Penyebab Hujan Luar Biasa Saat Musim Kemarau
Kepala BMKG, Dwikorita Karnawati, mengungkapkan bahwa melemahnya Monsun Australia berkontribusi pada peningkatan suhu permukaan laut di selatan Indonesia. Suhu yang lebih hangat ini memicu anomali curah hujan yang tidak lazim terjadi di masa-masa biasa.
Gelombang Kelvin yang terpantau melintas di pesisir utara Jawa, bersamaan dengan perlambatan angin di bagian barat dan selatan Jawa, juga menyebabkan penumpukan massa udara. Kondisi ini menghasilkan pembentukan awan hujan yang lebih cepat dan melimpah.
Selain itu, konvergensi angin dan labilitas atmosfer yang kuat juga berperan dalam meningkatkan potensi terjadinya hujan. Semua faktor ini berkumpul untuk menciptakan cuaca yang tidak sesuai dengan ekspektasi musim kemarau.
Prediksi Curah Hujan oleh BMKG dan Implikasi Bagi Masyarakat
BMKG memprediksi beberapa fenomena seperti ENSO dan IOD akan tetap berada di fase netral sepanjang semester kedua tahun 2025. Artinya, wilayah Indonesia bisa dipastikan akan mengalami hujan di atas normal selama musim kemarau ini, yang sering disebut kemarau basah.

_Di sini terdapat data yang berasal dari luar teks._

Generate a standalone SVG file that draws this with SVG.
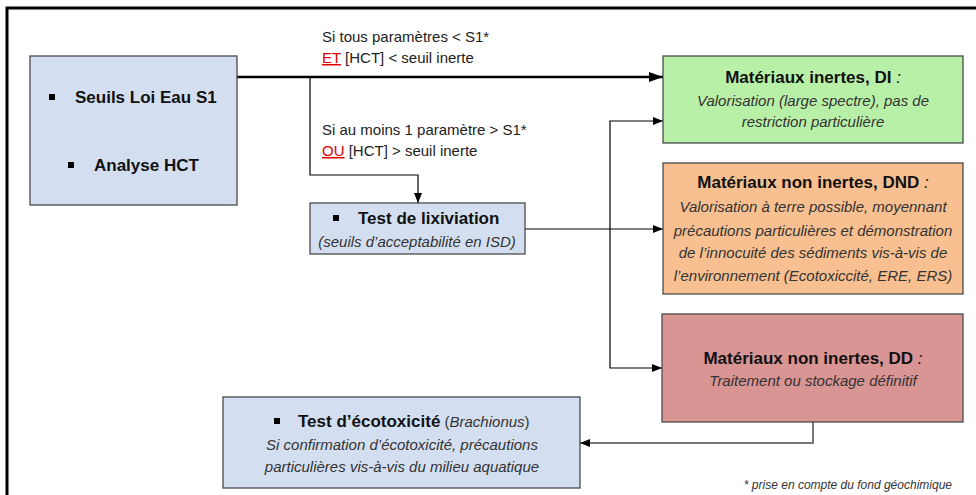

Deputi Bidang Klimatologi dari BMKG, Ardhasena Sopaheluwakan, menegaskan bahwa kondisi cuaca yang terjadi saat ini masih sesuai dengan prediksi yang diumumkan sebelumnya. Hal ini memberikan kepastian bahwa masyarakat harus tetap waspada terhadap potensi cuaca ekstrem.
Sementara itu, pakar klimatologi dari Badan Riset dan Inovasi Nasional (BRIN) memperkirakan curah hujan di bulan Agustus akan meningkat signifikan dibandingkan bulan Juli. Diperkirakan, curah hujan di akhir Agustus bisa dua kali lipat lebih tinggi dari saat ini.
Ancaman Banjir dan Persiapan yang Perlu Dilakukan
Curah hujan yang tinggi berpotensi menyebabkan banjir, terutama di daerah padat penduduk seperti Jabodetabek. Pakar mengingatkan pemerintah dan masyarakat agar bersiap menghadapi kemungkinan bencana ini, yang bisa menyebabkan kerugian ekonomi yang signifikan.
Penelitian menunjukkan bahwa banjir selama seminggu dapat mengakibatkan kerugian ekonomi antara Rp2 triliun hingga Rp10 triliun. Oleh karena itu, langkah mitigasi menjadi sangat penting dilakukan untuk mengurangi risiko yang mungkin terjadi.
Masyarakat di sekitar daerah aliran sungai (DAS) diimbau untuk lebih waspada dan mempersiapkan langkah-langkah antisipatif agar dapat beradaptasi dengan kondisi cuaca yang tidak menentu ini.